私は団塊の世代

団塊の世代の私が生きてきた時代を振り返ってみようと思います。私の記憶の間違いをご指摘くださるとうれしいです。

みおつくしの鐘

 父が寝床で新聞や雑誌を読むときは、電気スタンドがまぶしくないように、私の顔に新聞紙を1枚かけてくれる。父は私とマイコには姿勢正しく読書することを強要しながら、自分は寝転んで読む。私達の視力の低下を避けたく、父自身は読書に睡眠薬の役割を期待しているからだ。
 ラジオもスタンドもつけないで、暗闇の中で種々雑多の知識を教えてくれる夜もある。例えば、30日以下の短い月は『西向く侍』と覚えるとか。『十一』は縦に書くと『士』になるからと説明してくれたが、まだ学校で『士』の漢字を習っていなかったので、『土』の方が分かりやすいのにと思った。《けど、土が西を向くというのもおかしいな。》 日本の時刻の基準地は明石で、少し東に位置するここでは正午の太陽が天頂より2分西にずれているというのも興味深かった。
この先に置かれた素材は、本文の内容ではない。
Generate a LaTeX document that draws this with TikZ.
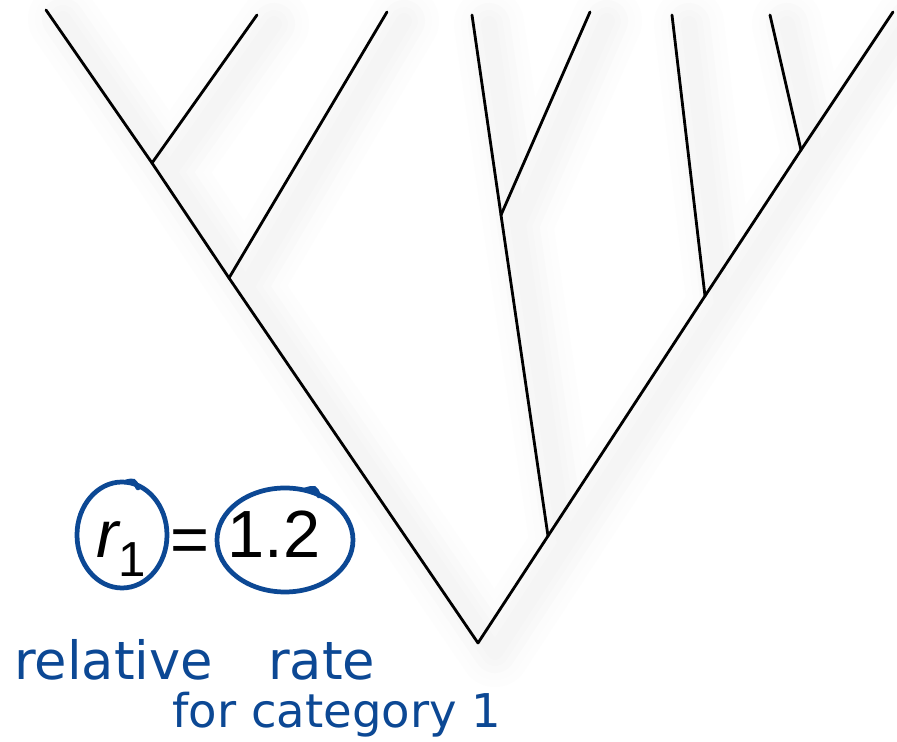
\documentclass[tikz,border=0pt]{standalone}
\usepackage{fontspec}
\setmainfont{Liberation Sans}
\newfontfamily\handfont{DejaVu Sans}
\usetikzlibrary{calc}
\definecolor{inkblue}{RGB}{12, 72, 148}
\definecolor{halogray}{RGB}{110, 110, 110}

\begin{document}
\begin{tikzpicture}[
    x=0.02cm, y=-0.02cm,
    branch/.style={line width=1.6pt, black, line cap=round},
    halo/.style={halogray, line cap=round, line join=round},
    ring/.style={draw=inkblue, line width=2.7pt, line cap=round},
    bigtext/.style={font=\fontsize{38}{38}\selectfont, inner sep=0pt, anchor=base west},
    hand/.style={text=inkblue, inner sep=0pt, anchor=base west}
]

% Rahmen
\useasboundingbox (0,0) rectangle (897,742);

% Knoten des Baums
\coordinate (root) at (478,643);
\coordinate (L1) at (229,278);
\coordinate (L2) at (152,163);
\coordinate (R1) at (548,536);
\coordinate (M1) at (501,215);
\coordinate (R2) at (705,296);
\coordinate (R3) at (801,150);

% Blaetter
\coordinate (leafA) at (46,10);
\coordinate (leafB) at (257,15);
\coordinate (leafC) at (387,12);
\coordinate (leafD) at (472,15);
\coordinate (leafE) at (590,12);
\coordinate (leafF) at (672,15);
\coordinate (leafG) at (770,15);
\coordinate (leafH) at (893,12);

\def\edges{root/L1, L1/L2, L2/leafA, L2/leafB, L1/leafC, root/R1, R1/M1, M1/leafD, M1/leafE, R1/R2, R2/leafF, R2/R3, R3/leafG, R3/leafH}

% Schatten
\foreach \w/\o in {40/0.01, 32/0.012, 24/0.014, 16/0.016, 9/0.016} {
  \draw[halo, line width=\w pt, opacity=\o]
    \foreach \p/\q in \edges { ([shift={(17,9)}]\p) -- ([shift={(17,9)}]\q) };
}

% Aeste
\foreach \p/\q in \edges {
  \draw[branch] (\p) -- (\q);
}

% Gleichung
\node[bigtext] (rsym) at (96,558) {\itshape r\upshape\raisebox{-0.38cm}{\fontsize{28}{28}\selectfont 1}};
\node[bigtext] (eq) at (170,563) {=};
\node[bigtext] (val) at (227,558) {1.2};

% Kringel
\coordinate (rc) at (122,535);
\coordinate (vc) at (285,540);
\draw[ring] (rc) ellipse [x radius=45, y radius=53];
\draw[ring] (vc) ellipse [x radius=68, y radius=52];
\draw[ring] ($(rc)+(4,-53)$) .. controls ($(rc)+(12,-55)$) .. ($(rc)+(16,-47)$);
\draw[ring] ($(vc)+(20,-50)$) .. controls ($(vc)+(30,-53)$) .. ($(vc)+(34,-44)$);

% Notiz
\node[hand, font=\handfont\fontsize{30}{30}\selectfont] (note1) at (14,680) {relative\hspace{1.1cm}rate};
\node[hand, font=\handfont\fontsize{26.5}{26.5}\selectfont] (note2) at (172,728) {for category 1};

\end{tikzpicture}
\end{document}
父は法学部を出たにもかかわらず、法学関係の話はせず、数学っぽい内容が多かった。数学的なことを考えるのは私も好きだったけれど、寝付きのよい私は話の途中で眠ってしまうことが多くて、残念ながら教えてくれた内容をほとんど覚えていない。
 大阪市に設置されている「みおつくしの鐘」が午後10時に鳴るのをラジオで毎日流していたが、その時刻の私は夢の中。東京へ転居する10歳半までに数回しか耳にしたことがない。2歳下のマイコの方が私より先に放送を聞いた。彼女は父の血を引いて成人後不眠症に悩んでいる。鐘のメロディは、イギリスのビッグベンと同じ『ウェストミンスターの鐘』である。その後学校のチャイムにも使われるようになって、関西人だけでなく、全国民になじみ深い曲になった。